(Entries with chart source code)
[Begin]

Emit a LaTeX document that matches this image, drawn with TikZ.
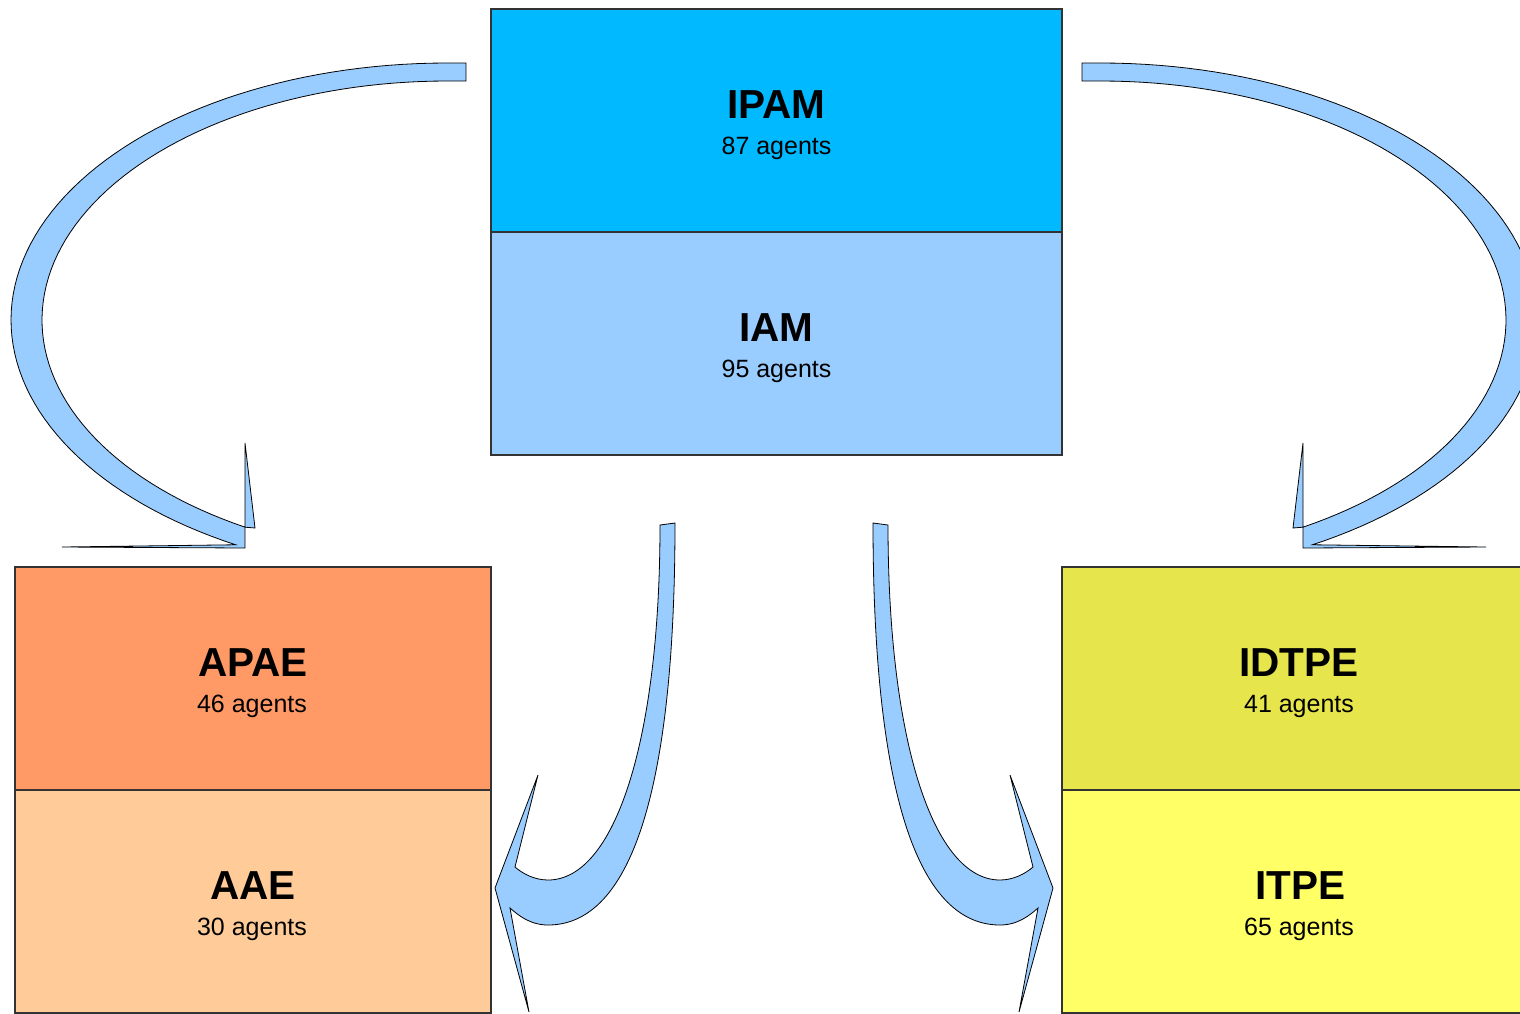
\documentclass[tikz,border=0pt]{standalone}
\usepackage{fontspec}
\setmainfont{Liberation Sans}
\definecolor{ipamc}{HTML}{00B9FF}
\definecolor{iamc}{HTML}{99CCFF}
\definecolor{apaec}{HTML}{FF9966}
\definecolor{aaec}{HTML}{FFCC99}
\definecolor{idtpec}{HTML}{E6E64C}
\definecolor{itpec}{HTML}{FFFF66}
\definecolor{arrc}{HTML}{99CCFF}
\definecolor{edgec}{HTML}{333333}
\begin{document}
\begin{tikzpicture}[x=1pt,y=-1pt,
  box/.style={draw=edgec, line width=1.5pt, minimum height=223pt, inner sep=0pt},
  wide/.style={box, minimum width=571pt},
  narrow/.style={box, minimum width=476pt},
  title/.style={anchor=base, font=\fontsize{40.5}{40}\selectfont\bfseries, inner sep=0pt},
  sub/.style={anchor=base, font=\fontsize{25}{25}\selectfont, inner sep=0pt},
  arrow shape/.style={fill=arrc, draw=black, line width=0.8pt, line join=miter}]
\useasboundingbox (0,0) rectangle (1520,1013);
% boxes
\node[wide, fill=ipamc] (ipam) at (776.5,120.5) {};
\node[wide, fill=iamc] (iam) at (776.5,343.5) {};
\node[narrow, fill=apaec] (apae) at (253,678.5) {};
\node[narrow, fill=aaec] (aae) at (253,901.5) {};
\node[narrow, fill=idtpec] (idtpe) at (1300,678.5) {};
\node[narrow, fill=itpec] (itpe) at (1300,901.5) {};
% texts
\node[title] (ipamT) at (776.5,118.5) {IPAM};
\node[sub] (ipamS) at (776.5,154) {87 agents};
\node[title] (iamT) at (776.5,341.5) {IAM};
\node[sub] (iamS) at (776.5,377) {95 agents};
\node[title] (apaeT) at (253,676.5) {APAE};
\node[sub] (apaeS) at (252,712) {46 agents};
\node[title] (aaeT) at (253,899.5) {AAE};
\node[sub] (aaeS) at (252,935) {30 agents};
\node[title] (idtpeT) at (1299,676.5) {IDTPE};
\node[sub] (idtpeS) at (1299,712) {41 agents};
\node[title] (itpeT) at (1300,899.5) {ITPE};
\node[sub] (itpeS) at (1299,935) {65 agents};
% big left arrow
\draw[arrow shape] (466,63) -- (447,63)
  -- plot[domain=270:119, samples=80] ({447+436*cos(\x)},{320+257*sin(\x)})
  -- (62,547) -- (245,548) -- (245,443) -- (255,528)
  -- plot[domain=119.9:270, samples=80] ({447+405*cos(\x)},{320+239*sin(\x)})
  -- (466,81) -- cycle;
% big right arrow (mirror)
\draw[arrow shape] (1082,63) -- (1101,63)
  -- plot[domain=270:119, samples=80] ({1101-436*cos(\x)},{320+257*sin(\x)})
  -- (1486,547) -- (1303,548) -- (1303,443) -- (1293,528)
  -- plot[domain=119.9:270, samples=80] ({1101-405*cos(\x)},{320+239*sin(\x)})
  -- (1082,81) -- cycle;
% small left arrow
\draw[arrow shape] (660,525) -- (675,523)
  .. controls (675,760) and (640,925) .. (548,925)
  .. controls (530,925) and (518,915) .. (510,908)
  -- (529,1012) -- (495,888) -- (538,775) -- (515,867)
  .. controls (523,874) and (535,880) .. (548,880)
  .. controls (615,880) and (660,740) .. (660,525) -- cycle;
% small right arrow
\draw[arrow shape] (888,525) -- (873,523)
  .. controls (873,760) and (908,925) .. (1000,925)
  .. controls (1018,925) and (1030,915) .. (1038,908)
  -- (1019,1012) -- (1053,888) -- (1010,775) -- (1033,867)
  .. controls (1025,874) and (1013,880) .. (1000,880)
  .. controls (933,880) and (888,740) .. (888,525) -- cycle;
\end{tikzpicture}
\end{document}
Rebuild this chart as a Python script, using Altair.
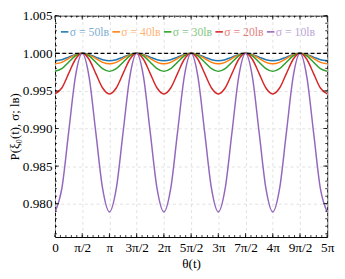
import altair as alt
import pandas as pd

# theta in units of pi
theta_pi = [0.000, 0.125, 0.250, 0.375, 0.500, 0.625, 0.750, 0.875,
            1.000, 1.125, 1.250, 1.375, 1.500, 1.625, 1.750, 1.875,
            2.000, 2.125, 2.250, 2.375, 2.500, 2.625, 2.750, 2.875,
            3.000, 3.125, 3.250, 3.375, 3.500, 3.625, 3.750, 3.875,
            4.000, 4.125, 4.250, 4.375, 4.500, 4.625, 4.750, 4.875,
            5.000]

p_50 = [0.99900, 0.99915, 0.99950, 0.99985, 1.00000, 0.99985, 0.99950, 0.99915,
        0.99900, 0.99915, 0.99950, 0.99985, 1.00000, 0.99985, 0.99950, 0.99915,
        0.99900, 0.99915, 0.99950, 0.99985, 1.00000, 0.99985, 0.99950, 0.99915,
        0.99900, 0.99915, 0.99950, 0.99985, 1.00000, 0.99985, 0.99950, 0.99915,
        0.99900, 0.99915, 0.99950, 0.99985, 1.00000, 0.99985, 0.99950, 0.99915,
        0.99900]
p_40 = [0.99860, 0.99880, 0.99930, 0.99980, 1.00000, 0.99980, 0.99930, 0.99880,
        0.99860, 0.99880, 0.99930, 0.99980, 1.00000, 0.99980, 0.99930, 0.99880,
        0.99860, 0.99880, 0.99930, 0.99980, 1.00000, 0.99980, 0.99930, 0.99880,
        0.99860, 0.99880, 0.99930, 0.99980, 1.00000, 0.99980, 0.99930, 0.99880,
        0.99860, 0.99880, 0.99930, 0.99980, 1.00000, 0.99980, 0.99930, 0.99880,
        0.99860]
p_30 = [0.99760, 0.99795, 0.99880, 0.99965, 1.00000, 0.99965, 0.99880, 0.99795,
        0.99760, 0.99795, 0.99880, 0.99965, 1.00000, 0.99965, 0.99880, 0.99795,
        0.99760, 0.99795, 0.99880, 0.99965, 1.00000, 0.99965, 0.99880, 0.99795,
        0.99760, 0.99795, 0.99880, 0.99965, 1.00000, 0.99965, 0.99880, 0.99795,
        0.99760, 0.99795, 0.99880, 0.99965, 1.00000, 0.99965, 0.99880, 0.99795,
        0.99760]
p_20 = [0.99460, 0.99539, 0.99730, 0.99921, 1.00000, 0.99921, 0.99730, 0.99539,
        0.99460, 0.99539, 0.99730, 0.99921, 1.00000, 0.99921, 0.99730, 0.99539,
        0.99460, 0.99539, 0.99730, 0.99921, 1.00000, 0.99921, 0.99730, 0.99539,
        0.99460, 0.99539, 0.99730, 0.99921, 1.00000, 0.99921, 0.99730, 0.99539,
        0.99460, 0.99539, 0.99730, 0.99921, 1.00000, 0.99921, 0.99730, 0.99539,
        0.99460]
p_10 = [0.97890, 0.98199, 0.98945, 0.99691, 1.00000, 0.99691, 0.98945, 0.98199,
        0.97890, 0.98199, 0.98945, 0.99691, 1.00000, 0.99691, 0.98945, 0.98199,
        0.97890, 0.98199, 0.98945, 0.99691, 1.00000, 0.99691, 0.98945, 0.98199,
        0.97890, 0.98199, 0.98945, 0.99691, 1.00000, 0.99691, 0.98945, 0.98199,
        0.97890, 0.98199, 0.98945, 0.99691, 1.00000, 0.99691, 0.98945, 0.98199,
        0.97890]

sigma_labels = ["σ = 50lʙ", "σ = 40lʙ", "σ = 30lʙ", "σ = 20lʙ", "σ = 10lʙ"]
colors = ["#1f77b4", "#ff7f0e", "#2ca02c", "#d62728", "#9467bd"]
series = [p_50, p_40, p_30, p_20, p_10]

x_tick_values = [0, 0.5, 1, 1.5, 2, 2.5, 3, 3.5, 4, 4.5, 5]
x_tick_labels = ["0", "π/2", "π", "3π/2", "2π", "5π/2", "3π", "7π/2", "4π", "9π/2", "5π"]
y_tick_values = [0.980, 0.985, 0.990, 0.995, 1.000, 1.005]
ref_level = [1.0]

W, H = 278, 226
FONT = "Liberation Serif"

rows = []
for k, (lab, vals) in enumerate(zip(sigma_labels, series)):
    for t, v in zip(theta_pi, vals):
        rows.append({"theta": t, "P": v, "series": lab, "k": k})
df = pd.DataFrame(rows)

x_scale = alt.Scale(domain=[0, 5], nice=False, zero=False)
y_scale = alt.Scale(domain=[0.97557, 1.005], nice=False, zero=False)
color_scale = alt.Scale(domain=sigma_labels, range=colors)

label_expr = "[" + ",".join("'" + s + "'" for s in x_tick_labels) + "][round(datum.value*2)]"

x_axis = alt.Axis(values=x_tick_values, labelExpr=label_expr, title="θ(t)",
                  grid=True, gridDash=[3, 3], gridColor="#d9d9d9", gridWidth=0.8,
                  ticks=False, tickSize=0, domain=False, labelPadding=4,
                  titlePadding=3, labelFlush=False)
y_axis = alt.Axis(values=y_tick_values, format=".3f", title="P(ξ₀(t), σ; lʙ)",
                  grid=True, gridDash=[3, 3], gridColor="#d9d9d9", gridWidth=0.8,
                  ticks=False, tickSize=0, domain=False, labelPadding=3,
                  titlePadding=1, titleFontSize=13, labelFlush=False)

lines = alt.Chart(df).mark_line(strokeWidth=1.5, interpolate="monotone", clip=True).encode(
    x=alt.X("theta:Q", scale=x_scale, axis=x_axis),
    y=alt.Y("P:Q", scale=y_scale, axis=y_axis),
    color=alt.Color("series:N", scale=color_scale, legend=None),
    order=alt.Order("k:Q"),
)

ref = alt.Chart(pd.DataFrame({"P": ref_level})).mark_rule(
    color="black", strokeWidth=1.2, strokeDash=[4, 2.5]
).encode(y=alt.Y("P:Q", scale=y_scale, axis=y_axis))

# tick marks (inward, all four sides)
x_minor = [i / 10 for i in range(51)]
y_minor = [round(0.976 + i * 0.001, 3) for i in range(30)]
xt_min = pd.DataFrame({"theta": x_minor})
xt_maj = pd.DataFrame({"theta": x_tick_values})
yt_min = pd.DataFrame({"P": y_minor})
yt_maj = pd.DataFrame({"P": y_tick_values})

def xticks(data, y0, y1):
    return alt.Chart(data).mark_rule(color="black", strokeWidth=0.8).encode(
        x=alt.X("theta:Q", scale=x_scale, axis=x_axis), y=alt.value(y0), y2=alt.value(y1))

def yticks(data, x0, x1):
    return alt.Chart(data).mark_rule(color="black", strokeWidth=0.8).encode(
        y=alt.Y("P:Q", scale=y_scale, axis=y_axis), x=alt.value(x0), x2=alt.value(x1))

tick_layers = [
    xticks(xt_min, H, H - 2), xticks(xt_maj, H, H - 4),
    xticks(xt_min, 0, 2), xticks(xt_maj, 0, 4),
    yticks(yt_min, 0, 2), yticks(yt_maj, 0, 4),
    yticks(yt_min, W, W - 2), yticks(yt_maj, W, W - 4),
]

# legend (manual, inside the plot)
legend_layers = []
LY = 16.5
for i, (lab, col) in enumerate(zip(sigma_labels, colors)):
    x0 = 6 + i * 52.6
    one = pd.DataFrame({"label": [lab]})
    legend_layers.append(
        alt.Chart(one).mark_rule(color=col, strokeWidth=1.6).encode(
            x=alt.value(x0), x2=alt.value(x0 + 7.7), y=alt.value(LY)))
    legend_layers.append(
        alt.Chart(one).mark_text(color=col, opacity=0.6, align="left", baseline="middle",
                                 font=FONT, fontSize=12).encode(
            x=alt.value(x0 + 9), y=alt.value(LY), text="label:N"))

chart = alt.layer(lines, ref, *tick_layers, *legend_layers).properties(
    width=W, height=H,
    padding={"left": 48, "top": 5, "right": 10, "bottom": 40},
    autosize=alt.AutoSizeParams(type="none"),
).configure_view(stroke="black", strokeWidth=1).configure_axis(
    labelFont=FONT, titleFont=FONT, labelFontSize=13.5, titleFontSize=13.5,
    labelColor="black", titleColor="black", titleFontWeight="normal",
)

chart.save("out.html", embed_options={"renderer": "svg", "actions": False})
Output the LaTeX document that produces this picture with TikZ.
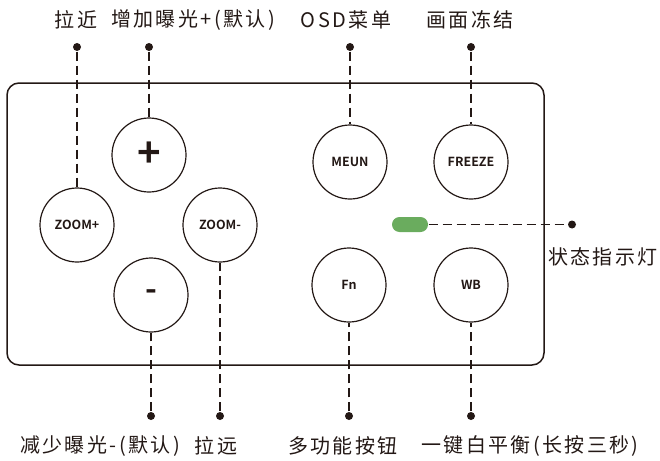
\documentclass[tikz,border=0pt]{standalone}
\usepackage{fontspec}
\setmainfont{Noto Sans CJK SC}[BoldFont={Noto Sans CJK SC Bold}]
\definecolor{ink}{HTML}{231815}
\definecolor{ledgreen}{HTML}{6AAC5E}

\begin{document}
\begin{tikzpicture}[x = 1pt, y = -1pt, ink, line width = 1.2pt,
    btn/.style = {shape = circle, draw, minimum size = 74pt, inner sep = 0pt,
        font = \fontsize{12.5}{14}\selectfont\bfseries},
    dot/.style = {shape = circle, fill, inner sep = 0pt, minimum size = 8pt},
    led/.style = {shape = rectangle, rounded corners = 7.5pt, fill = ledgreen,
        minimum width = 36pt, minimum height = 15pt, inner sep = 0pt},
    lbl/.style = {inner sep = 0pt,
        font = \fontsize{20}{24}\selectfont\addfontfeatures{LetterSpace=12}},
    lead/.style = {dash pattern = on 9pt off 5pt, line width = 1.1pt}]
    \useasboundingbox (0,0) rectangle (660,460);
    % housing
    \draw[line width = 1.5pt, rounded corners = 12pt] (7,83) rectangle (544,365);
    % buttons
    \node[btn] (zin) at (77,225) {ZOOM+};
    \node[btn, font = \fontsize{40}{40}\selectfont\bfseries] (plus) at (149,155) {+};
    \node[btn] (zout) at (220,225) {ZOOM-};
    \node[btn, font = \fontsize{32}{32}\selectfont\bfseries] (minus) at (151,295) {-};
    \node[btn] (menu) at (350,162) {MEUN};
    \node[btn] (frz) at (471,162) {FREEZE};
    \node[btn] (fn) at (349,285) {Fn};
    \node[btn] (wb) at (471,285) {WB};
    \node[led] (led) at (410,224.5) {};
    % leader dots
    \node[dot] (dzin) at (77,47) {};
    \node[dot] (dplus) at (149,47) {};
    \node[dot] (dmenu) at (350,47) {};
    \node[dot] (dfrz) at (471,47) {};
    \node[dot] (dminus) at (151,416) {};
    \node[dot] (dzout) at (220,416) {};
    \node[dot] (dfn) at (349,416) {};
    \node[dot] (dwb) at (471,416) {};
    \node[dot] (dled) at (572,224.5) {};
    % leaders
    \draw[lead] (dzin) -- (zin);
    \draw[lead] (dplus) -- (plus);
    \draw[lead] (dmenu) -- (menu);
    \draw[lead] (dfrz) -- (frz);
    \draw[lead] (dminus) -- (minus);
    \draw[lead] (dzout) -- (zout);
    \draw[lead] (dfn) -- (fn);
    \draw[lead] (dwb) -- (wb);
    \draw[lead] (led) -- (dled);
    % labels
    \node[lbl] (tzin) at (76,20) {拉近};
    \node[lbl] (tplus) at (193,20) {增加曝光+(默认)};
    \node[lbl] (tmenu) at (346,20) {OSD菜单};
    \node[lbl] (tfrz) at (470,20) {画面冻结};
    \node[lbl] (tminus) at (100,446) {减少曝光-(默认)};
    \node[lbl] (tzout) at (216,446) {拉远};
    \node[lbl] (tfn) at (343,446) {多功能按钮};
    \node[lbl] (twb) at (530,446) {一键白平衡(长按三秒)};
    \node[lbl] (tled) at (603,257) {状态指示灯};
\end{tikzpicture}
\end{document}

[End]

▸ **What you need to do**:
Above are records; repeat only the lines from the line with "Rebuild this chart" through the line with "import pandas as pd", and leave pictures out.

▸ **Exercise output**:
Rebuild this chart as a Python script, using Altair.
import altair as alt
import pandas as pd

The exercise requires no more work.